** Input rows **

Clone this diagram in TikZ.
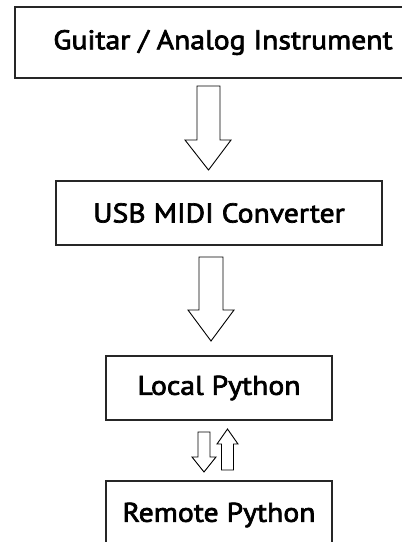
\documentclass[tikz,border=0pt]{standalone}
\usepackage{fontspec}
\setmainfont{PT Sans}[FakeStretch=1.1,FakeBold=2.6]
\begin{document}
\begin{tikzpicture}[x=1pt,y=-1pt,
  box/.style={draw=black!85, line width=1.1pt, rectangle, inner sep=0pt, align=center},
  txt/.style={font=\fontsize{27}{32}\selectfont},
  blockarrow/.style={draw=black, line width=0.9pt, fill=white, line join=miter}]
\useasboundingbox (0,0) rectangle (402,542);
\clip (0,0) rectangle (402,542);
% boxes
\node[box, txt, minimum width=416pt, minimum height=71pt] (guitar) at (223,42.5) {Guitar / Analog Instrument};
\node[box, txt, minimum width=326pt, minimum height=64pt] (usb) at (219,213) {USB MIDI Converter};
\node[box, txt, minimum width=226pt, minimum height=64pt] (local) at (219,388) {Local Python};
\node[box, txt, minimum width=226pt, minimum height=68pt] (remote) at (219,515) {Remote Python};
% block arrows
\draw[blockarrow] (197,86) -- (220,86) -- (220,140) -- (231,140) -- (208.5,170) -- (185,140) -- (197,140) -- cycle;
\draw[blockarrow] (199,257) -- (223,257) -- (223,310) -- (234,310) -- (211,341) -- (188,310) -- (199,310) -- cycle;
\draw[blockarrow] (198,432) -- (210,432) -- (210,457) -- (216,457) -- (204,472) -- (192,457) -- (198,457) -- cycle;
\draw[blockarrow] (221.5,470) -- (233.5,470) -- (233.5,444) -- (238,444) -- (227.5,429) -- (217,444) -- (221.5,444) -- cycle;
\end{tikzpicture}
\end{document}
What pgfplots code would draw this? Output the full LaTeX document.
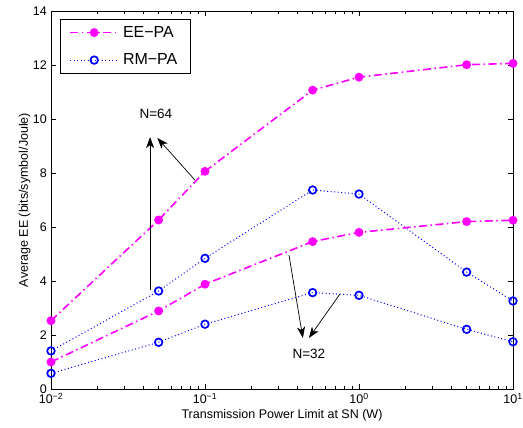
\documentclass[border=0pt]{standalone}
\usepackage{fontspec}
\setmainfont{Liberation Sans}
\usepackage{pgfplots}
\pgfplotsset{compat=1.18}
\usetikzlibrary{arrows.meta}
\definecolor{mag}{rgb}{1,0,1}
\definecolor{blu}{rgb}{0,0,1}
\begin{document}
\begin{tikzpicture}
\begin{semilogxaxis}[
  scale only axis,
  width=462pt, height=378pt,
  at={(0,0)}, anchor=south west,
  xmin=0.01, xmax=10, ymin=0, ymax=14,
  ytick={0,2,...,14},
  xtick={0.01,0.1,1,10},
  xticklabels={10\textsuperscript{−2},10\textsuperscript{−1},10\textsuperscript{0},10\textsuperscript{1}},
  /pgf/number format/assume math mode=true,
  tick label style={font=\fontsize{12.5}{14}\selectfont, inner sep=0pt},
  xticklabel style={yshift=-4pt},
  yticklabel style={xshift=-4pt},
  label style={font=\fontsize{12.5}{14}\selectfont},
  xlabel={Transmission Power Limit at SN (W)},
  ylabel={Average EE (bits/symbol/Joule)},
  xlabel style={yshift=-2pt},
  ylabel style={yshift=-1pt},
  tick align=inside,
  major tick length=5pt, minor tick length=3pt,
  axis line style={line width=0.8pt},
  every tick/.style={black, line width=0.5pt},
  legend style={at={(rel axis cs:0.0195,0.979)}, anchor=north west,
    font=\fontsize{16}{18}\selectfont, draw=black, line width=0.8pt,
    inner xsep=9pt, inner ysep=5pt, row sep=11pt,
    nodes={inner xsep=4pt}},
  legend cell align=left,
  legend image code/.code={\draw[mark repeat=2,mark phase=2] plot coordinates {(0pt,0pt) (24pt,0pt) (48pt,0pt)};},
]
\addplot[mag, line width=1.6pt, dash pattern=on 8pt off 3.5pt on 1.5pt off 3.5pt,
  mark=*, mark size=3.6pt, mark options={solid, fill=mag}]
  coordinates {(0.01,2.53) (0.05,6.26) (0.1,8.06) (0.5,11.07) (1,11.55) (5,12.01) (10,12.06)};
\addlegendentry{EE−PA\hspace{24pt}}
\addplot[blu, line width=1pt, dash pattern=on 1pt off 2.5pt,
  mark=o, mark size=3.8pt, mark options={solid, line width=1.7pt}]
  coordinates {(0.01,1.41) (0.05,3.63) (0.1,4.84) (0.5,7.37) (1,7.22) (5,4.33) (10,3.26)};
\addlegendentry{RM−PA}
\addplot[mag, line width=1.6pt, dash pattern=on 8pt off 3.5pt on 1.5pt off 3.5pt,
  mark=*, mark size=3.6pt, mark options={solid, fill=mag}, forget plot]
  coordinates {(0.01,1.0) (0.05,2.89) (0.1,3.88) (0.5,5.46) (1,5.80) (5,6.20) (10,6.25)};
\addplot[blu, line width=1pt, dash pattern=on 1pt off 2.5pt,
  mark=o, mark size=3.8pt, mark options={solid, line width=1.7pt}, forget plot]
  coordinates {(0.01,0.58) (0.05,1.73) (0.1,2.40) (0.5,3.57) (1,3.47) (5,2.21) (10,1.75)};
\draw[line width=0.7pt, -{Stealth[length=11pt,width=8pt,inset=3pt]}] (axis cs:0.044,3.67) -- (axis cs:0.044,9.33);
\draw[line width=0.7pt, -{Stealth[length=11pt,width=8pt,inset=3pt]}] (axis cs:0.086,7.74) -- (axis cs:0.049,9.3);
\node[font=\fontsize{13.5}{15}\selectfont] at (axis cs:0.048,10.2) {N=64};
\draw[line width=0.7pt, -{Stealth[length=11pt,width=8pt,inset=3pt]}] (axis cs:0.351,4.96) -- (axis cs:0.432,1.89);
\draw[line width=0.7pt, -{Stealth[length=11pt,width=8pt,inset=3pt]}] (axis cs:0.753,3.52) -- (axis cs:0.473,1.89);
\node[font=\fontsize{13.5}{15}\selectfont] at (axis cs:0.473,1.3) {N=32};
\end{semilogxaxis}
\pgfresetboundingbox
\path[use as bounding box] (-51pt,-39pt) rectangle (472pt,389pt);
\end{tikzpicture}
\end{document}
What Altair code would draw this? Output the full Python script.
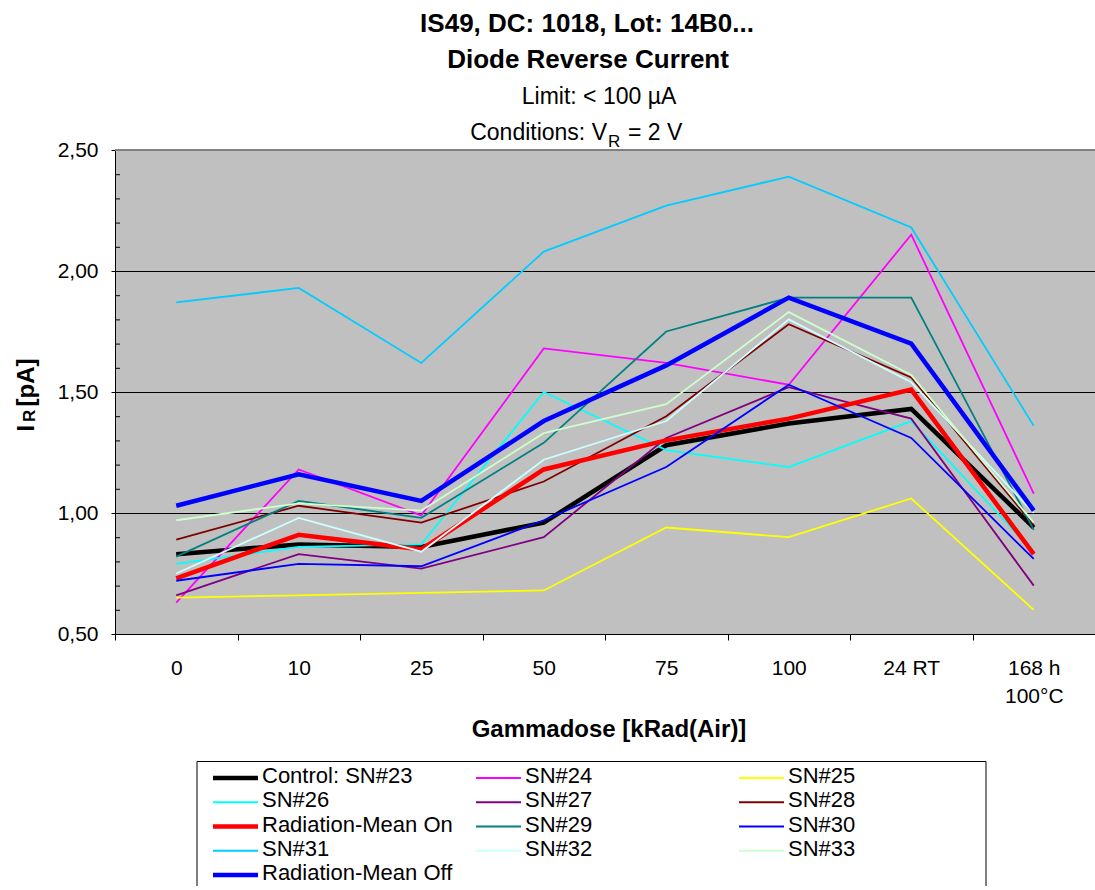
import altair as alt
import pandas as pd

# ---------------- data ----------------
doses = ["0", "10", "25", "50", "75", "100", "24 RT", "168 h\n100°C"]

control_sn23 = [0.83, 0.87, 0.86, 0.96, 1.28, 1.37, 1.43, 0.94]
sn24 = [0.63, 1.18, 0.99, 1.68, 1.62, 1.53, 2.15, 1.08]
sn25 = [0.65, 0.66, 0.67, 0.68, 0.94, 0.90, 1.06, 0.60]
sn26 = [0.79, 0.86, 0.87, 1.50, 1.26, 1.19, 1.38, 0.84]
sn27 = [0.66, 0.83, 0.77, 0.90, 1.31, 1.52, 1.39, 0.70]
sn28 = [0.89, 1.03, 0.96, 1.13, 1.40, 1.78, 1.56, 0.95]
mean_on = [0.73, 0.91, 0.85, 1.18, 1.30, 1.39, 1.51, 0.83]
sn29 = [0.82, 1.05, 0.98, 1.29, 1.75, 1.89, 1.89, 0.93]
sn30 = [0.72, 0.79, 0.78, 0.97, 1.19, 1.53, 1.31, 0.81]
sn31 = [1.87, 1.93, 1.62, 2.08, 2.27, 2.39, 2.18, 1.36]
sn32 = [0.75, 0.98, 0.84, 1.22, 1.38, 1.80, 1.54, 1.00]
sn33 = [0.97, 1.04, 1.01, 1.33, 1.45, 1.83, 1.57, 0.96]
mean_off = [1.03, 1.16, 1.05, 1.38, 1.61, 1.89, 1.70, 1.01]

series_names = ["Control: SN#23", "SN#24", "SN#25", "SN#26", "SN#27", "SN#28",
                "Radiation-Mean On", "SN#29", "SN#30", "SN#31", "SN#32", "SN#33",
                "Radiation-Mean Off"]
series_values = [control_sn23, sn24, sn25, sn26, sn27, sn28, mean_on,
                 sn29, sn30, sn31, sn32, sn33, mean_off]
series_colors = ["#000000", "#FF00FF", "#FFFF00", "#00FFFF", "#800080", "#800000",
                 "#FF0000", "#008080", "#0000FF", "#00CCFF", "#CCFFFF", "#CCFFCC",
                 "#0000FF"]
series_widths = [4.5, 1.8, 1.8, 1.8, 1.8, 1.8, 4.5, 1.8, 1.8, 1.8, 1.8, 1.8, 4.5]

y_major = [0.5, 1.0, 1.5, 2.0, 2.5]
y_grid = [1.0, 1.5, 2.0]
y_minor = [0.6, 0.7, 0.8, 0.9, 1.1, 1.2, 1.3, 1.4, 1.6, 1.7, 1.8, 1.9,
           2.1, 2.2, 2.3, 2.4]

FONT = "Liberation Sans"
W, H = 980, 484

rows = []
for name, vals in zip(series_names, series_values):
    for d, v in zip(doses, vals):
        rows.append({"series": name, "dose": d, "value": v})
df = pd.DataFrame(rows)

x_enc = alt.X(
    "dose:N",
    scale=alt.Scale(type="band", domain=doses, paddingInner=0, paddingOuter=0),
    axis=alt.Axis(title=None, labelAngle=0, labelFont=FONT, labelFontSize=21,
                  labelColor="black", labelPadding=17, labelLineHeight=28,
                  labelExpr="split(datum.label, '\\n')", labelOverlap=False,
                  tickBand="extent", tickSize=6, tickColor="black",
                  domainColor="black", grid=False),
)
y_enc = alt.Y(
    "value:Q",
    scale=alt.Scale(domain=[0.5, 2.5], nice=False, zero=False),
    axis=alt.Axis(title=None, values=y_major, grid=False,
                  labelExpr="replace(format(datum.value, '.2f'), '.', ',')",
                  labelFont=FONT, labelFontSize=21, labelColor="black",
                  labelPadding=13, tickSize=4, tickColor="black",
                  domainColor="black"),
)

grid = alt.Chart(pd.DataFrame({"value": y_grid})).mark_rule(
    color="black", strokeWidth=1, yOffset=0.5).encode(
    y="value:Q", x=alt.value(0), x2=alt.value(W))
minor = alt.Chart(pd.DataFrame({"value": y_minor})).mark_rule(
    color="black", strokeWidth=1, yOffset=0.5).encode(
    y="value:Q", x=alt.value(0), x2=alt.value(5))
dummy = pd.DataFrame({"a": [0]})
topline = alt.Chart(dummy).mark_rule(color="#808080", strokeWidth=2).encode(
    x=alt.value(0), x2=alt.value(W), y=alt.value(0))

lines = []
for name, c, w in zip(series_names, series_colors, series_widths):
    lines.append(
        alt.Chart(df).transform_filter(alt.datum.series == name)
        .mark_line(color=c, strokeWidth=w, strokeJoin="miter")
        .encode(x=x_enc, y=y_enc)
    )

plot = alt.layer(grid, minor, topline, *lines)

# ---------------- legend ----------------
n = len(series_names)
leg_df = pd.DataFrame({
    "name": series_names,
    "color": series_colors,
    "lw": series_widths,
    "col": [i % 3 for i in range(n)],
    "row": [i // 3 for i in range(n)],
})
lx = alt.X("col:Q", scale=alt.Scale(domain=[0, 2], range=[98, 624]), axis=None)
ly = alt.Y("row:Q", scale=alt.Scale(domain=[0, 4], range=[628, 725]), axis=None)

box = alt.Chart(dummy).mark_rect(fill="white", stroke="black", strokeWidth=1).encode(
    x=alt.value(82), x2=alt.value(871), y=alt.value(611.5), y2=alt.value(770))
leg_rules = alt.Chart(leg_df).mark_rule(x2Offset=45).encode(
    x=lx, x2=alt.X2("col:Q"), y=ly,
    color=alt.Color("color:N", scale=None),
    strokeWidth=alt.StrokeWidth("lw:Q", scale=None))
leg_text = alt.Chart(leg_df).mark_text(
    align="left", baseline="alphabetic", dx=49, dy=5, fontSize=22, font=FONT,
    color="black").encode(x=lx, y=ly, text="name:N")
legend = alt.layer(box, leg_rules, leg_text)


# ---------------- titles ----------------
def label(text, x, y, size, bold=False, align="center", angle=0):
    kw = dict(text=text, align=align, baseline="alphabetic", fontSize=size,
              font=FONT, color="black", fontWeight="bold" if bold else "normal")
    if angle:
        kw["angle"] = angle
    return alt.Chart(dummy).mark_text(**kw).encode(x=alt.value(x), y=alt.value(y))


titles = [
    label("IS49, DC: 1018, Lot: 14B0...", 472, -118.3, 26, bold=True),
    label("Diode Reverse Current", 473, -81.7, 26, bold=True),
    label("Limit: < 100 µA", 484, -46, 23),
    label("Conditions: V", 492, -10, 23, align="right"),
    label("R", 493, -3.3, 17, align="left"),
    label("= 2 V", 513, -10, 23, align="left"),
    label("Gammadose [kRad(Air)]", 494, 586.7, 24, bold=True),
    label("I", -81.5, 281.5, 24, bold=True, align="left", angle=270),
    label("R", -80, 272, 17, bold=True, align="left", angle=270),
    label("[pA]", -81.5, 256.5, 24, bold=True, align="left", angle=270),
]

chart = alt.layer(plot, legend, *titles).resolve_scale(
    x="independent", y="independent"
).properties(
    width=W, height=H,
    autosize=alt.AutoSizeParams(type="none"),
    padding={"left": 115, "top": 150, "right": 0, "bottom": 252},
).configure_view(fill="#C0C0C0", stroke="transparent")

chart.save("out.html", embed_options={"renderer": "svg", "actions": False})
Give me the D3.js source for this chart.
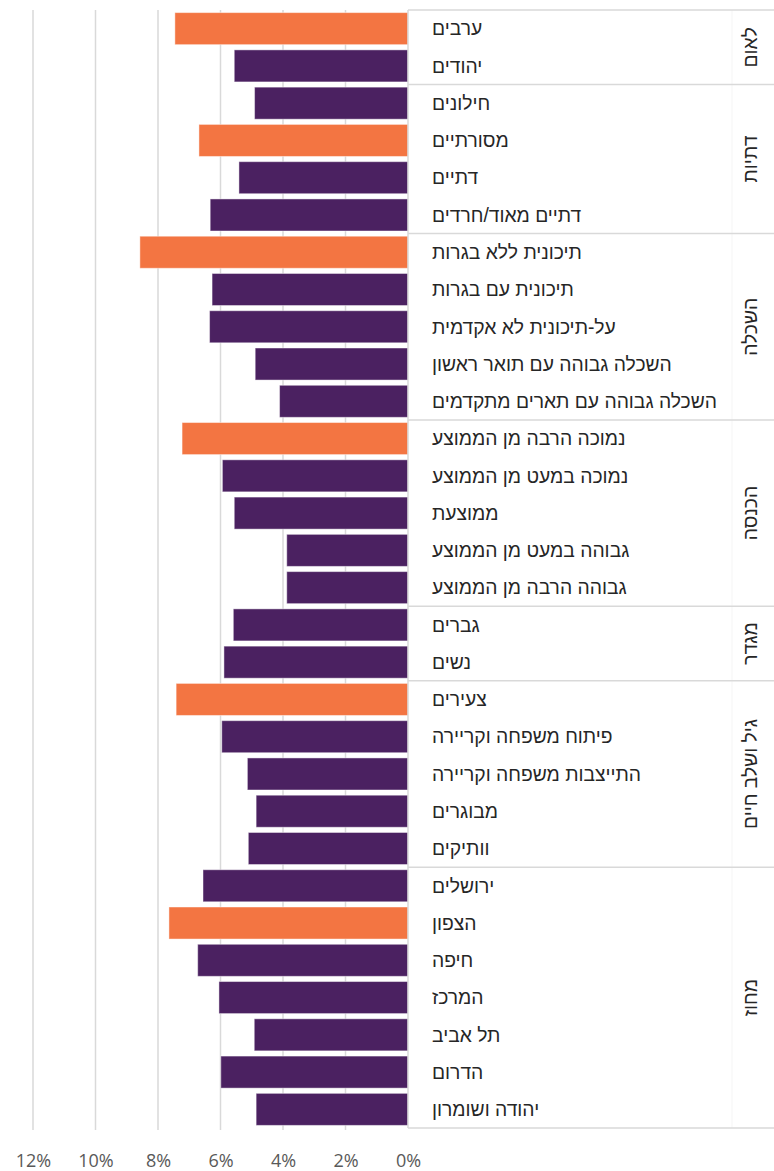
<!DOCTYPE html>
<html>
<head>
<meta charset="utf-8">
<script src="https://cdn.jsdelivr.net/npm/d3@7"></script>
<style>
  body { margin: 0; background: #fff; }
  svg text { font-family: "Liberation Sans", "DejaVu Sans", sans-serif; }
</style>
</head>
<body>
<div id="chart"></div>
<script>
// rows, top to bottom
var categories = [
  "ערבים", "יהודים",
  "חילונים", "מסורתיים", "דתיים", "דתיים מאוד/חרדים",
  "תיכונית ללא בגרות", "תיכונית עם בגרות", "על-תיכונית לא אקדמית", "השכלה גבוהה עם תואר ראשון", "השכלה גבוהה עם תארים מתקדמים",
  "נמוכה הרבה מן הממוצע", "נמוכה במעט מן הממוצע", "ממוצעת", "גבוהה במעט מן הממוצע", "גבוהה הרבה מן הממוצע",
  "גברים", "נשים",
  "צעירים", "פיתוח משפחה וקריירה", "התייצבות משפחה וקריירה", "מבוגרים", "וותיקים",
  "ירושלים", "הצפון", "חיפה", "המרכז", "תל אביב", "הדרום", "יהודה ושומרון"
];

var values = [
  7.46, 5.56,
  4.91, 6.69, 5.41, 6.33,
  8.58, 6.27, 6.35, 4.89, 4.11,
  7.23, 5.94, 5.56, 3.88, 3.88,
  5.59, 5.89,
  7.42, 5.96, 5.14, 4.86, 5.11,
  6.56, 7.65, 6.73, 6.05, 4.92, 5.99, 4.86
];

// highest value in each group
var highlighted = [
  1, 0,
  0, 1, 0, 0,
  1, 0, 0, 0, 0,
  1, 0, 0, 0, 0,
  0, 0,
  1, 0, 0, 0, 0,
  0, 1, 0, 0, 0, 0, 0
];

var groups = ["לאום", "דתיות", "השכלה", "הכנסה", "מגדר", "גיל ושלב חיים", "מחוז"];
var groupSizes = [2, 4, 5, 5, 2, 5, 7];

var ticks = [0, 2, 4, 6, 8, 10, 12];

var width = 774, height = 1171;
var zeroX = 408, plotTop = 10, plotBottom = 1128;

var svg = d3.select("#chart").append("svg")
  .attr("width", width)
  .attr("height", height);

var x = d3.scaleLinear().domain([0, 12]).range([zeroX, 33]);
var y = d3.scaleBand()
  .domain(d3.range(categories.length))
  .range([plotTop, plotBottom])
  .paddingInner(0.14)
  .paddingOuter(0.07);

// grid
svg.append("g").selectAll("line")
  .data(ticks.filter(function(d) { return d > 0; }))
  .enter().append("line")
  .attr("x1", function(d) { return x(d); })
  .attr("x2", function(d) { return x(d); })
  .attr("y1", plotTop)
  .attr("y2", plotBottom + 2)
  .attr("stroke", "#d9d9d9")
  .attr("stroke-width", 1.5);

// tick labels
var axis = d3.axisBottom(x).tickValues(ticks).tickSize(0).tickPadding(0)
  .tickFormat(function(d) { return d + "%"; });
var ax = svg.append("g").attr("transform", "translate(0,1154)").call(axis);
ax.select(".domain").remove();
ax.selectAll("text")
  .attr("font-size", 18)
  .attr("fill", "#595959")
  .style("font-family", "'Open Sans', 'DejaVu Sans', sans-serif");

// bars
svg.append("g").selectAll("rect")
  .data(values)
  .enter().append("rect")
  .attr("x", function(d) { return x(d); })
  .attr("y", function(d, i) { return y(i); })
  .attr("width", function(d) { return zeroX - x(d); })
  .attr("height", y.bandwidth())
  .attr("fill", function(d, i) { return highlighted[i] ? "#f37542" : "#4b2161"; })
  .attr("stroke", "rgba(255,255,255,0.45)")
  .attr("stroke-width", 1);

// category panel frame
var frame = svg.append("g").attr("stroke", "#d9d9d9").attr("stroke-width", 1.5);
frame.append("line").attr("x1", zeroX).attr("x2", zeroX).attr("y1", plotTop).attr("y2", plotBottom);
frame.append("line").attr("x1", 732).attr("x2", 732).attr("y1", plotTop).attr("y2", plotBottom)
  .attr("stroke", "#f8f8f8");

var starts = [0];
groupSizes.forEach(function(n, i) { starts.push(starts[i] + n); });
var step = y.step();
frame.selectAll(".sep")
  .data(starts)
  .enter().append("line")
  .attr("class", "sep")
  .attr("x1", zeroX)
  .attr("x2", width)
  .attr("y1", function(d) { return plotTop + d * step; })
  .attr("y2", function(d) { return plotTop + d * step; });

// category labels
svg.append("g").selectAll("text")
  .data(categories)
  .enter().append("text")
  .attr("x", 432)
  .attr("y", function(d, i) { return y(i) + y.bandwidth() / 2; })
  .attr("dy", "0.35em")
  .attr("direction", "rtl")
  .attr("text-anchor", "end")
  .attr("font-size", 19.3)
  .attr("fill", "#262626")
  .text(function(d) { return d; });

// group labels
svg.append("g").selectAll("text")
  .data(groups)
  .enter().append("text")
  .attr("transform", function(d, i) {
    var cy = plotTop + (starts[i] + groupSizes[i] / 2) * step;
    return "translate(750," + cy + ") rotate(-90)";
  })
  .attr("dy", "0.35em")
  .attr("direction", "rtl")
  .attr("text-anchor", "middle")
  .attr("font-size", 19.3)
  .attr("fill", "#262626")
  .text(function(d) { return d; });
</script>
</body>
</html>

** Your task **
Begin with the line that contains "What Altair code" and end with the line that contains "mean_off = [1.03, 1.16, 1.05, 1.38, 1.61, 1.89, 1.70, 1.01]"; write out both and all lines between exactly, but no pictures.

** Written answer **
What Altair code would draw this? Output the full Python script.
import altair as alt
import pandas as pd

# ---------------- data ----------------
doses = ["0", "10", "25", "50", "75", "100", "24 RT", "168 h\n100°C"]

control_sn23 = [0.83, 0.87, 0.86, 0.96, 1.28, 1.37, 1.43, 0.94]
sn24 = [0.63, 1.18, 0.99, 1.68, 1.62, 1.53, 2.15, 1.08]
sn25 = [0.65, 0.66, 0.67, 0.68, 0.94, 0.90, 1.06, 0.60]
sn26 = [0.79, 0.86, 0.87, 1.50, 1.26, 1.19, 1.38, 0.84]
sn27 = [0.66, 0.83, 0.77, 0.90, 1.31, 1.52, 1.39, 0.70]
sn28 = [0.89, 1.03, 0.96, 1.13, 1.40, 1.78, 1.56, 0.95]
mean_on = [0.73, 0.91, 0.85, 1.18, 1.30, 1.39, 1.51, 0.83]
sn29 = [0.82, 1.05, 0.98, 1.29, 1.75, 1.89, 1.89, 0.93]
sn30 = [0.72, 0.79, 0.78, 0.97, 1.19, 1.53, 1.31, 0.81]
sn31 = [1.87, 1.93, 1.62, 2.08, 2.27, 2.39, 2.18, 1.36]
sn32 = [0.75, 0.98, 0.84, 1.22, 1.38, 1.80, 1.54, 1.00]
sn33 = [0.97, 1.04, 1.01, 1.33, 1.45, 1.83, 1.57, 0.96]
mean_off = [1.03, 1.16, 1.05, 1.38, 1.61, 1.89, 1.70, 1.01]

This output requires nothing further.